“And the Word became flesh and dwelt among us…”
John 1:14
They were everywhere. Each flicker of the flashlight confirmed the task at hand was not complete. And my skin was crawling.
“Honey, do you need a drink?”
My dad’s offer of support, from a noticeable distance, felt appropriate given the task at hand. And the timing.
It was New Year’s Eve night, and this was our first holiday season as a two-household family. Earlier in the week, I’d spent Christmas without my children for the first time, and that New Year’s Eve morning, as I watched my daughter repeatedly and aggressively scratch her scalp, I received the dreaded confirmation that she had head lice.

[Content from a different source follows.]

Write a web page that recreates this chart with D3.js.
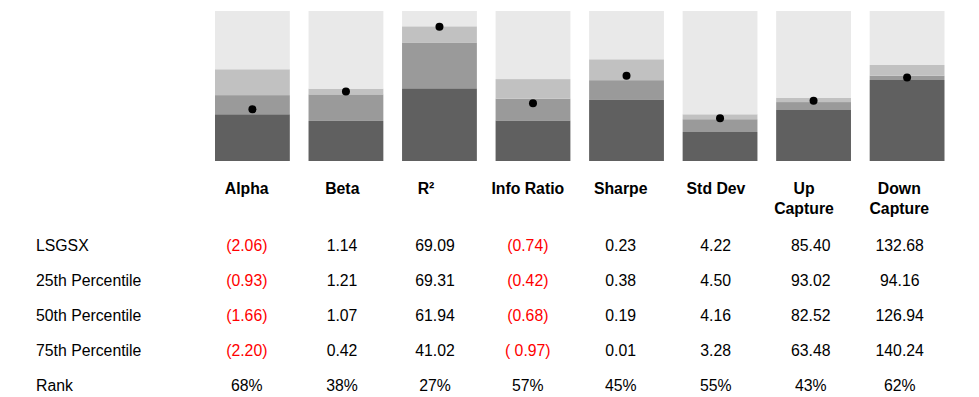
<!DOCTYPE html>
<html>
<head>
<meta charset="utf-8">
<script src="https://cdn.jsdelivr.net/npm/d3@7"></script>
<style>
  html, body { margin: 0; padding: 0; background: #fff; }
  svg { display: block; }
  text { font-family: "Liberation Sans", Arial, sans-serif; }
</style>
</head>
<body>
<svg id="chart" width="979" height="397"></svg>
<script>
// ---------- data ----------
const metrics = ["Alpha", "Beta", "R²", "Info Ratio", "Sharpe", "Std Dev", "Up Capture", "Down Capture"];
const headerLines = [["Alpha"], ["Beta"], ["R²"], ["Info Ratio"], ["Sharpe"], ["Std Dev"], ["Up", "Capture"], ["Down", "Capture"]];
const fund = [-2.06, 1.14, 69.09, -0.74, 0.23, 4.22, 85.40, 132.68];
const p25  = [-0.93, 1.21, 69.31, -0.42, 0.38, 4.50, 93.02, 94.16];
const p50  = [-1.66, 1.07, 61.94, -0.68, 0.19, 4.16, 82.52, 126.94];
const p75  = [-2.20, 0.42, 41.02, -0.97, 0.01, 3.28, 63.48, 140.24];
// value shown at bottom and top of each bar's scale (Down Capture is inverted)
const scaleBottom = [-3.52, -0.56, 7.85, -1.51, -0.545, 1.28, -59.0, 389.1];
const scaleTop    = [0.715, 3.11, 76.29, 0.486, 0.819, 11.62, 301.2, -71.7];

const rowLabels = ["LSGSX", "25th Percentile", "50th Percentile", "75th Percentile", "Rank"];
const fundText = ["(2.06)", "1.14", "69.09", "(0.74)", "0.23", "4.22", "85.40", "132.68"];
const p25Text  = ["(0.93)", "1.21", "69.31", "(0.42)", "0.38", "4.50", "93.02", "94.16"];
const p50Text  = ["(1.66)", "1.07", "61.94", "(0.68)", "0.19", "4.16", "82.52", "126.94"];
const p75Text  = ["(2.20)", "0.42", "41.02", "( 0.97)", "0.01", "3.28", "63.48", "140.24"];
const rankText = ["68%", "38%", "27%", "57%", "45%", "55%", "43%", "62%"];

// ---------- layout ----------
const svg = d3.select("#chart");
const barTop = 11, barBottom = 161;
const x = d3.scaleBand().domain(metrics).range([215, 944.5]).paddingInner(0.2).paddingOuter(0);
const colors = ["#606060", "#9a9a9a", "#c1c1c1", "#e9e9e9"];
const headerX = [246.7, 342.3, 426, 527.8, 620.7, 716, 804, 899.3];
const valueX  = [246.8, 342, 435, 527.8, 620.7, 715.7, 810.8, 899.7];
const fontSize = 15.8;

metrics.forEach((m, i) => {
  const y = d3.scaleLinear().domain([scaleBottom[i], scaleTop[i]]).range([barBottom, barTop]);
  const stops = [scaleBottom[i], p75[i], p50[i], p25[i], scaleTop[i]];
  const segs = d3.range(4).map(k => ({ a: stops[k], b: stops[k + 1], c: colors[k] }));
  const g = svg.append("g");
  g.selectAll("rect").data(segs).join("rect")
    .attr("x", x(m))
    .attr("width", x.bandwidth())
    .attr("y", d => Math.min(y(d.a), y(d.b)))
    .attr("height", d => Math.abs(y(d.a) - y(d.b)))
    .attr("fill", d => d.c);
  g.append("circle")
    .attr("cx", x(m) + x.bandwidth() / 2)
    .attr("cy", y(fund[i]))
    .attr("r", 4)
    .attr("fill", "#000");
});

// headers
const hdr = svg.append("g");
headerLines.forEach((lines, i) => {
  const t = hdr.append("text")
    .attr("x", headerX[i]).attr("y", 194.3)
    .attr("text-anchor", "middle")
    .attr("font-size", fontSize).attr("font-weight", "bold").attr("fill", "#000");
  lines.forEach((ln, j) => {
    t.append("tspan").attr("x", headerX[i]).attr("dy", j === 0 ? 0 : 19.7).text(ln);
  });
});

// table rows
const rows = [fundText, p25Text, p50Text, p75Text, rankText];
const rowY = d3.scalePoint().domain(rowLabels).range([250.5, 390.7]);
rowLabels.forEach((lab, r) => {
  svg.append("text")
    .attr("x", 36).attr("y", rowY(lab))
    .attr("font-size", fontSize).attr("fill", "#000")
    .text(lab);
  svg.append("g").selectAll("text").data(rows[r]).join("text")
    .attr("x", (d, i) => valueX[i]).attr("y", rowY(lab))
    .attr("text-anchor", "middle")
    .attr("font-size", fontSize)
    .attr("fill", d => d.trim().startsWith("(") ? "#ff0000" : "#000")
    .text(d => d);
});
</script>
</body>
</html>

The divorce, the lice, the offer of a stiff drink. It all felt on brand for the year drawing to a close that night.
Ten months earlier, our world fractured. We were knee-deep in legal realities and processes that were awful, protracted, and expensive, and there was no end in sight. The kids and I had traveled to my parents’ house that day to celebrate Christmas over the New Year’s holiday. After a long drive in traffic, we walked in their door, and somewhere through tears, I apologized for possibly bringing an infestation into their home.
The fact that they didn’t send us packing speaks to their generosity.
While my mom searched online for organic strategies for lice, revelers on TV were getting ready for the big celebration in Times Square. I sat on the floor surrounded by towels to be disposed of once the job was done, sleeping child’s head in my lap, trying to work the problem at hand:
Her hair was wet – internet tip #1.
I used a flashlight to find the nits – internet tip #2.
I carefully picked them out and put them in a cup of water, apparently to drown them – internet tip #3.
I’m only now forgiving the internet for not making us aware there are services you can pay to do what we did that night. Every time I thought I was making progress, I’d move another strand of hair only to see what felt like hundreds more. I was incredibly overwhelmed, the lice the most awful, heavy, and cruelly ironic punctuation on a devastating year.
“Have we not had enough already? There is NO way I can fix this all tonight.”
Dad’s timing was impeccable as he made the aforementioned offer. Mom quietly typed faster, scouring the internet for solutions.
“I have had enough. I cannot do this.”
Mom looked up from the computer. “There’s a lady on here suggesting we cover her entire head in a thick layer of mayonnaise.”
A wine cork released in the background. A glass was placed on a table nearby. They moved around me quietly troubleshooting while I cried and continued exploring her hair with a flashlight.
We settled on olive oil to smother the things – internet tip #5.
A bottle of EVOO later with a shower cap on her head to protect the bedding, in the early morning hours of the new year we moved the sleeping preschooler to bed. The next morning she padded into the kitchen looking like a slippery Oompa Loompa in her footie pajamas, poofy pink shower cap, and a sliver of oil running down her forehead.
Today when I think back on that night, I laugh at just how awful it was. And it makes my head itch. And then I laugh some more.
But humor was not at all in my line of vision that night or in the week’s leading into Christmas that year. So much felt lost. And sad. And broken. The weeks of the Christmas season placed the full weight of our new reality in my heart and on my shoulders. Shattered doesn’t even come close to describing the state of my heart that New Year’s Eve. The upending of our world and the choices made that year just about undid me. Celebrating Messiah at the lowest point of my life felt more like a forced acknowledgment of just how wide the cavern was between myself and heaven.
It turns out the most wonderful time of the year can feel very cold and cruel when life itself isn’t very wonderful. The loss of a loved one. Illnesses that don’t respond to treatment the way we’ve prayed. Financial realities where this is no release valve. Relationships that were supposed to stand the test of time but don’t. Brokenness hurts and surrounds us year-round. But there is something particularly painful about brokenness during the holidays. The gap between how things should be and the way they are seems to grow wider at Christmas.
Praise be to God He loves us so much He inserted Himself into the brokenness of this world to draw us to Him. We mercifully have a God who literally met us where we were, intersecting human history at the right time, in the right place, and in the most unexpected way. He made His entrance in the midst of the broken. He became flesh in a world where injustice was rampant, and humanity’s dire need for redemption was on full display. He came, not briefly to save, restore, and leave. No, he came to live among the brokenness. In the midst of it. Up close.
If you arrive at this season disappointed, heartsick, grieving, and overwhelmed, you are not alone. Hurting, broken humans are why He came. Our illusion of picture-perfect convinces us we are ready for the season when in reality, our lack of perfection is the reason we received the greatest gift of all time in the first place.
If this season hurts, if it feels like you cannot take another step with the harsh reality weighing on your shoulders, fall into Messiah. He came for you, the broken you. Not the pretend perfection we’d prefer to put on greeting cards. Your overwhelmed soul is not too heavy for Him. The undone version of you is why He came. Rest in Him during this season.